German industrial group Thyssenkrupp has turned more pessimistic about the current financial year, citing falling demand and lower prices across key markets.
"We are very much feeling the weak market environment in key customer industries such as the automotive, engineering and construction industries," chief executive Miguel López said as the company reported results for its third fiscal quarter.
A bright spot was Thyssenkrupp Marine Systems (TKMS), which is set to be spun off and posted higher orders and revenue. However, that was not enough to offset weaker performance in other divisions.
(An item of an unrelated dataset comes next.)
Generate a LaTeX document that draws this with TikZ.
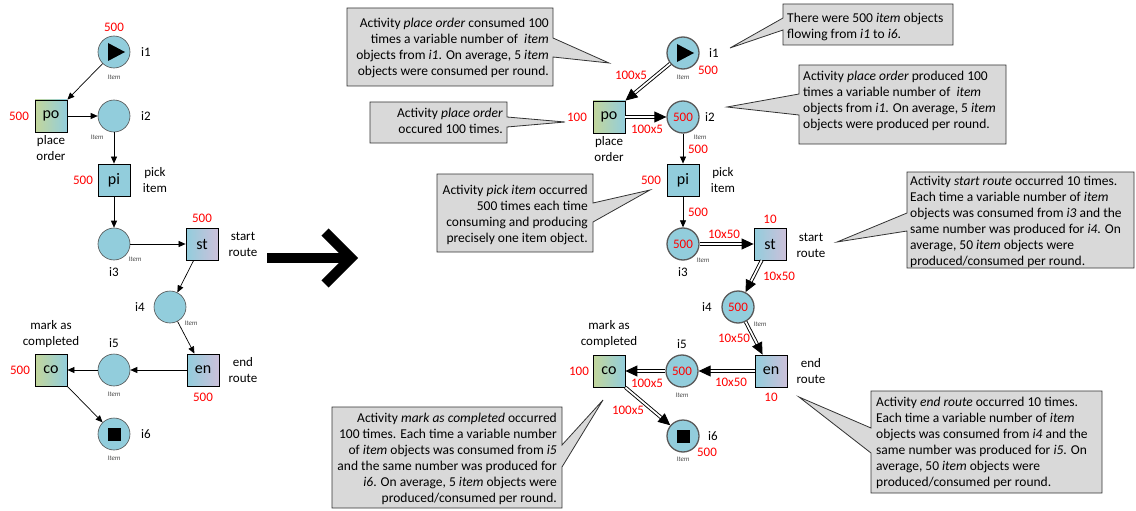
\documentclass[tikz,border=0pt]{standalone}
\usepackage{fontspec}
\setmainfont{Carlito}
\usetikzlibrary{arrows.meta}
\definecolor{pblue}{RGB}{146,205,220}
\definecolor{pgreen}{RGB}{195,214,155}
\definecolor{plav}{RGB}{204,192,218}
\definecolor{cgray}{RGB}{217,217,217}
\definecolor{pborder}{RGB}{80,80,80}
\begin{document}
\begin{tikzpicture}[x=1pt,y=-1pt,
  place/.style={circle,minimum size=32pt,inner sep=0pt,fill=pblue,draw=pborder,line width=0.6pt,text=red,font=\fontsize{13}{13}\selectfont},
  rplace/.style={place,line width=1.3pt,draw=black!65},
  trans/.style={rectangle,minimum size=32pt,inner sep=0pt,draw=black,line width=0.8pt,font=\fontsize{16}{16}\selectfont},
  tgreen/.style={trans,left color=pgreen,right color=pblue},
  tlav/.style={trans,left color=pblue,right color=plav},
  tblue/.style={trans,fill=pblue},
  num/.style={text=red,font=\fontsize{13}{13}\selectfont,inner sep=0pt},
  lbl/.style={font=\fontsize{13}{16}\selectfont,align=center,inner sep=0pt},
  itm/.style={font=\fontsize{7}{7}\selectfont\itshape,text=black!70,inner sep=0pt},
  arr/.style={-{Triangle[length=7pt,width=6pt]},line width=0.7pt},
  darr/.style={-{Triangle[length=12pt,width=11pt]},double,double distance=1.8pt,line width=0.9pt},
  callout/.style={fill=cgray,draw=black!80,line width=0.8pt},
  ctext/.style={font=\fontsize{13.5}{16}\selectfont,inner sep=0pt},
  bigarrow/.style={line width=10pt,draw=black}
]
\useasboundingbox (0,0) rectangle (1136,511);

% ---------------- left net ----------------
\node[place] (a1) at (114,52) {};
\node[tgreen] (apo) at (51,116) {po};
\node[place] (a2) at (114,116) {};
\node[tblue] (api) at (114,180) {pi};
\node[place] (a3) at (114,244) {};
\node[tlav] (ast) at (202,244) {st};
\node[place] (a4) at (170,307) {};
\node[tlav] (aen) at (203,370) {en};
\node[place] (a5) at (114,370) {};
\node[tgreen] (aco) at (51,370) {co};
\node[place] (a6) at (114,434) {};

\fill (a1.center) ++(-6,-9) -- ++(0,18) -- ++(17,-9) -- cycle;
\fill (a6.center) ++(-6.5,-6.5) rectangle ++(13,13);

\draw[arr] (a1) -- (apo.north east);
\draw[arr] (apo) -- (a2);
\draw[arr] (a2) -- (api);
\draw[arr] (api) -- (a3);
\draw[arr] (a3) -- (ast);
\draw[arr] (ast) -- (a4);
\draw[arr] (a4) -- (aen);
\draw[arr] (aen) -- (a5);
\draw[arr] (a5) -- (aco);
\draw[arr] (aco.south east) -- (a6);

\node[num] (an1) at (114,27) {500};
\node[num] (an2) at (19,116) {500};
\node[num] (an3) at (83,180) {500};
\node[num] (an4) at (202,218) {500};
\node[num] (an5) at (203,397) {500};
\node[num] (an6) at (20,370) {500};

\node[lbl] (al1) at (146,52) {i1};
\node[lbl] (al2) at (146,116) {i2};
\node[lbl] (alpo) at (51,148) {place\\order};
\node[lbl] (alpi) at (155,180) {pick\\item};
\node[lbl] (al3) at (114,272) {i3};
\node[lbl] (alst) at (243,244) {start\\route};
\node[lbl] (al4) at (140,307) {i4};
\node[lbl] (alen) at (243,370) {end\\route};
\node[lbl] (al5) at (114,343) {i5};
\node[lbl] (alco) at (51,334) {mark as\\completed};
\node[lbl] (al6) at (146,434) {i6};

\node[itm] (ai1) at (114,77) {Item};
\node[itm] (ai2) at (97,137) {Item};
\node[itm] (ai3) at (135,259) {Item};
\node[itm] (ai4) at (191,323) {Item};
\node[itm] (ai5) at (114,394) {Item};
\node[itm] (ai6) at (114,458) {Item};

% ---------------- big arrow ----------------
\draw[bigarrow] (267,258) -- (349,258);
\draw[bigarrow,miter limit=10] (325,232) -- (351,258) -- (325,284);

% ---------------- right net ----------------
\node[rplace] (b1) at (683,53) {};
\node[tgreen] (bpo) at (609,117) {po};
\node[rplace] (b2) at (683,117) {500};
\node[tblue] (bpi) at (683,180) {pi};
\node[rplace] (b3) at (683,244) {500};
\node[tlav] (bst) at (770,244) {st};
\node[rplace] (b4) at (738,307) {500};
\node[tlav] (ben) at (771,371) {en};
\node[rplace] (b5) at (682,371) {500};
\node[tgreen] (bco) at (609,371) {co};
\node[rplace] (b6) at (683,436) {};

\fill (b1.center) ++(-6,-9) -- ++(0,18) -- ++(17,-9) -- cycle;
\fill (b6.center) ++(-6.5,-6.5) rectangle ++(13,13);

\draw[darr] (b1) -- (bpo.north east);
\draw[darr] (bpo) -- (b2);
\draw[arr] (b2) -- (bpi);
\draw[arr] (bpi) -- (b3);
\draw[darr] (b3) -- (bst);
\draw[darr] (bst) -- (b4);
\draw[darr] (b4) -- (ben);
\draw[darr] (ben) -- (b5);
\draw[darr] (b5) -- (bco);
\draw[darr] (bco.south east) -- (b6);

\node[num] (bn1) at (708,70) {500};
\node[num] (bn2) at (577,117) {100};
\node[num] (bn3) at (631,75) {100x5};
\node[num] (bn4) at (647,129) {100x5};
\node[num] (bn5) at (698,149) {500};
\node[num] (bn6) at (651,180) {500};
\node[num] (bn7) at (698,212) {500};
\node[num] (bn8) at (724,234) {10x50};
\node[num] (bn9) at (770,219) {10};
\node[num] (bn10) at (779,276) {10x50};
\node[num] (bn11) at (734,338) {10x50};
\node[num] (bn12) at (771,397) {10};
\node[num] (bn13) at (731,382) {10x50};
\node[num] (bn14) at (647,383) {100x5};
\node[num] (bn15) at (579,371) {100};
\node[num] (bn16) at (628,410) {100x5};
\node[num] (bn17) at (707,452) {500};

\node[lbl] (bl1) at (714,53) {i1};
\node[lbl] (bl2) at (710,117) {i2};
\node[lbl] (blpo) at (609,149) {place\\order};
\node[lbl] (blpi) at (723,180) {pick\\item};
\node[lbl] (bl3) at (683,272) {i3};
\node[lbl] (blst) at (811,245) {start\\route};
\node[lbl] (bl4) at (707,307) {i4};
\node[lbl] (blen) at (811,371) {end\\route};
\node[lbl] (bl5) at (682,344) {i5};
\node[lbl] (blco) at (609,334) {mark as\\completed};
\node[lbl] (bl6) at (713,436) {i6};

\node[itm] (bi1) at (683,77) {Item};
\node[itm] (bi2) at (700,137) {Item};
\node[itm] (bi3) at (703,260) {Item};
\node[itm] (bi4) at (760,324) {Item};
\node[itm] (bi5) at (682,395) {Item};
\node[itm] (bi6) at (683,459) {Item};

% ---------------- callouts ----------------
\draw[callout] (347,8) -- (553,8) -- (553,38) -- (609,63) -- (553,57) -- (553,86) -- (347,86) -- cycle;
\node[ctext,align=right,anchor=north east] (c1) at (549,18) {Activity \textit{place order} consumed 100\\times a variable number of \ \textit{item}\\objects from \textit{i1}. On average, 5 \textit{item}\\objects were consumed per round.};

\draw[callout] (370,102) -- (507,102) -- (507,117) -- (565,122) -- (507,127) -- (507,143) -- (370,143) -- cycle;
\node[ctext,align=right,anchor=north east] (c2) at (503,108) {Activity \textit{place order}\\occured 100 times.};

\draw[callout] (783,4) -- (953,4) -- (953,45) -- (783,45) -- (783,30) -- (730,48) -- (783,18) -- cycle;
\node[ctext,align=left,anchor=north west] (c3) at (787,13) {There were 500 \textit{item} objects\\flowing from \textit{i1} to \textit{i6}.};

\draw[callout] (799,65) -- (1006,65) -- (1006,144) -- (799,144) -- (799,115) -- (727,107) -- (799,94) -- cycle;
\node[ctext,align=left,anchor=north west] (c4) at (803,71) {Activity \textit{place order} produced 100\\times a variable number of \ \textit{item}\\objects from \textit{i1}. On average, 5 \textit{item}\\objects were produced per round.};

\draw[callout] (437,174) -- (593,174) -- (593,203) -- (650,190) -- (593,222) -- (593,252) -- (437,252) -- cycle;
\node[ctext,align=right,anchor=north east] (c5) at (588,185) {Activity \textit{pick item} occurred\\500 times each time\\consuming and producing\\precisely one item object.};

\draw[callout] (907,172) -- (1134,172) -- (1134,268) -- (907,268) -- (907,231) -- (837,242) -- (907,213) -- cycle;
\node[ctext,align=left,anchor=north west] (c6) at (910,176) {Activity \textit{start route} occurred 10 times.\\Each time a variable number of \textit{item}\\objects was consumed from \textit{i3} and the\\same number was produced for \textit{i4}. On\\average, 50 \textit{item} objects were\\produced/consumed per round.};

\draw[callout] (332,407) -- (562,407) -- (562,445) -- (603,400) -- (562,467) -- (562,508) -- (332,508) -- cycle;
\node[ctext,align=right,anchor=north east] (c7) at (557,413) {Activity \textit{mark as completed} occurred\\100 times. Each time a variable number\\of \textit{item} objects was consumed from \textit{i5}\\and the same number was produced for\\\textit{i6}. On average, 5 \textit{item} objects were\\produced/consumed per round.};

\draw[callout] (871,391) -- (1102,391) -- (1102,493) -- (871,493) -- (871,453) -- (799,397) -- (871,428) -- cycle;
\node[ctext,align=left,anchor=north west] (c8) at (876,397) {Activity \textit{end route} occurred 10 times.\\Each time a variable number of \textit{item}\\objects was consumed from \textit{i4} and the\\same number was produced for \textit{i5}. On\\average, 50 \textit{item} objects were\\produced/consumed per round.};
\end{tikzpicture}
\end{document}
For the 2024-25 fiscal year, which ends in September, Thyssenkrupp now expects sales to decline by 5% to 7%. It had previously forecast flat revenue or a drop of up to 3%.
Third-quarter order intake rose by just over 20% to €10.1 billion ($11.8 billion), driven by TKMS. The naval shipbuilder - which produces submarines, frigates and corvettes - benefited from strong global defence spending and contributed €3 billion, the largest share among divisions. Other units all saw lower order volumes.
Group revenue fell 9% to €8.2 billion in the quarter. TKMS was again the only division to post growth. Thyssenkrupp plans to spin off the unit and list it on the stock exchange later this year.
The company's net loss widened to €278 million, from a €54 million loss a year earlier.